The numbers of displaced people in the current round of fighting is disputed by the Indonesian authorities - the Aceh deputy governor Aswar Abubakar said that so far 23,000 refugees have fled their homes.
  
The new military offensive began on Monday after the collapse of peace talks in Tokyo.
  
The government says its forces have killed 58 rebels, but they have not revealed how many of their own men have been lost in the process.
  
As the fighting goes on, villages in parts of northern Aceh are reporting that homes are being raided at night by unidentified armed men. The men are said to be confiscating identity documents, without which civilians cannot safely move about.
  
The BBC's Rachel Harvey has been to one of the villages, Simpang Ujong Blang.

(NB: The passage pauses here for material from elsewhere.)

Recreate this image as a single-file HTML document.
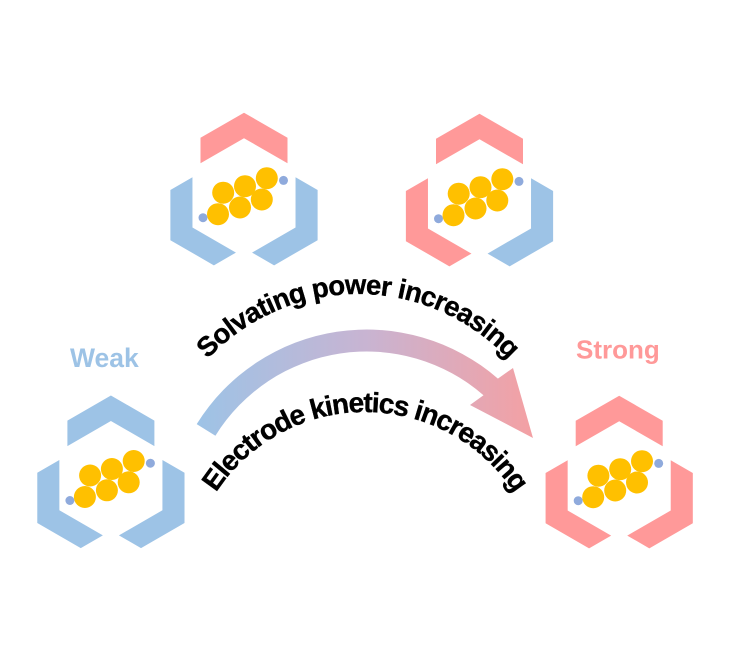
<!DOCTYPE html>
<html>
<head>
<meta charset="utf-8">
<style>
  html, body { margin: 0; padding: 0; background: #ffffff; }
  body { width: 731px; height: 668px; overflow: hidden; }
  svg { display: block; }
  .lbl { font-family: "Liberation Sans", Arial, sans-serif; font-weight: bold; }
</style>
</head>
<body>
<svg width="731" height="668" viewBox="0 0 731 668" xmlns="http://www.w3.org/2000/svg">
  <defs>
    <path id="chev" d="M0,-85 L43.5,-59.9 L43.5,-34.4 L0,-59.5 L-43.5,-34.4 L-43.5,-59.9 Z"/>
    <g id="mol">
      <circle cx="-41" cy="20" r="4.5" fill="#8FAADC"/>
      <circle cx="39.5" cy="-17.3" r="4.5" fill="#8FAADC"/>
      <circle cx="-20.8" cy="-5" r="11" fill="#FFC000"/>
      <circle cx="1" cy="-11.5" r="11" fill="#FFC000"/>
      <circle cx="22.8" cy="-19.5" r="11" fill="#FFC000"/>
      <circle cx="-26" cy="16.5" r="11" fill="#FFC000"/>
      <circle cx="-4" cy="9.8" r="11" fill="#FFC000"/>
      <circle cx="17.8" cy="1.8" r="11" fill="#FFC000"/>
    </g>
    <linearGradient id="ag" gradientUnits="userSpaceOnUse" x1="197" y1="0" x2="534" y2="0">
      <stop offset="0" stop-color="#9DC3E6"/>
      <stop offset="0.5" stop-color="#C8B4D2"/>
      <stop offset="1" stop-color="#F4A0A3"/>
    </linearGradient>
    <path id="t1" d="M152,500 A206,206 0 0 1 564,500" fill="none"/>
    <path id="t2" d="M187,590 A178,178 0 0 1 543,590" fill="none"/>
  </defs>

  <!-- Top-left icon -->
  <g transform="translate(244,197.7)">
    <use href="#chev" fill="#FF9999"/>
    <use href="#chev" transform="rotate(120)" fill="#9DC3E6"/>
    <use href="#chev" transform="rotate(240)" fill="#9DC3E6"/>
    <use href="#mol"/>
  </g>

  <!-- Top-right icon -->
  <g transform="translate(479.5,198.7)">
    <use href="#chev" fill="#FF9999"/>
    <use href="#chev" transform="rotate(120)" fill="#9DC3E6"/>
    <use href="#chev" transform="rotate(240)" fill="#FF9999"/>
    <use href="#mol"/>
  </g>

  <!-- Bottom-left icon -->
  <g transform="translate(110.9,480.5)">
    <use href="#chev" fill="#9DC3E6"/>
    <use href="#chev" transform="rotate(120)" fill="#9DC3E6"/>
    <use href="#chev" transform="rotate(240)" fill="#9DC3E6"/>
    <use href="#mol"/>
  </g>

  <!-- Bottom-right icon -->
  <g transform="translate(619.2,480.7)">
    <use href="#chev" fill="#FF9999"/>
    <use href="#chev" transform="rotate(120)" fill="#FF9999"/>
    <use href="#chev" transform="rotate(240)" fill="#FF9999"/>
    <use href="#mol"/>
  </g>

  <!-- Curved gradient arrow -->
  <path d="M196.7,424.1 A200,200 0 0 1 497.9,378.6 L513,368 L533,438 L470,405 L483.5,395.2 A178,178 0 0 0 215.4,435.7 Z" fill="url(#ag)"/>

  <!-- Curved labels -->
  <text class="lbl" font-size="27.5" fill="#000000" stroke="#000000" stroke-width="0.4" letter-spacing="-0.8">
    <textPath href="#t1" startOffset="50%" text-anchor="middle">Solvating power increasing</textPath>
  </text>
  <text class="lbl" font-size="28" fill="#000000" stroke="#000000" stroke-width="0.4" letter-spacing="-1.2">
    <textPath href="#t2" startOffset="50%" text-anchor="middle">Electrode kinetics increasing</textPath>
  </text>

  <!-- Weak / Strong labels -->
  <text class="lbl" x="70" y="367" font-size="26.5" fill="#9DC3E6">Weak</text>
  <text class="lbl" x="576" y="358.5" font-size="26" fill="#FF9999">Strong</text>
</svg>
</body>
</html>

She say nobody knows for certain who is behind the raids, but they are systematic and well-organised and the affect on Aceh's civilians is crippling. Anyone caught travelling without documents is likely to be arrested on suspicion of being a rebel sympathiser.
  
So the people of Simpang Ujong Blang are staying at home, but supplies are running out.
  
Travel between major towns is now extremely difficult and only limited amounts of food and fuel are getting through.
  
Fresh details have been emerging of alleged executions by Indonesian troops.
  
The BBC's Orlando de Guzman has made a second visit to the site of an incident on Wednesday, in the northern village of Mapa Mamplam, and has been told by witnesses that boys, one as young as 12, were among the victims.
  
Military chiefs have denied the allegations, saying that civilians are never targeted. They asked the victims to stand in front of the rice fields and then they killed them one by one
  
The villagers at Mapa Mamplam said a group of seven boys and men, aged between 12 and 20, were sleeping in a hut when a group of Indonesian soldiers dragged them out.
  
A witness told our correspondent that some of the group were then shot one by one at close range. Three or four others were then told to run, before being shot in the back, the villager said.
  
In his first visit to the village, our correspondent saw four bodies with bullet wounds to the back of the head.
  
Major-General Endang Suwarya, the commander overseeing the Aceh campaign has insisted that no civilians were killed.
  
But Foreign Minister Hassan Wirayuda said rebels no longer wear military uniform, and therefore are difficult to distinguish from the local population.
  
The breakdown of peace talks ended a five-month-old ceasefire that had raised hopes of a permanent resolution to the 26-year conflict.
  
The failed peace deal offered Aceh an autonomous government by 2004, which would have been allowed to keep 70% of the revenue generated from the province's rich oil reserves.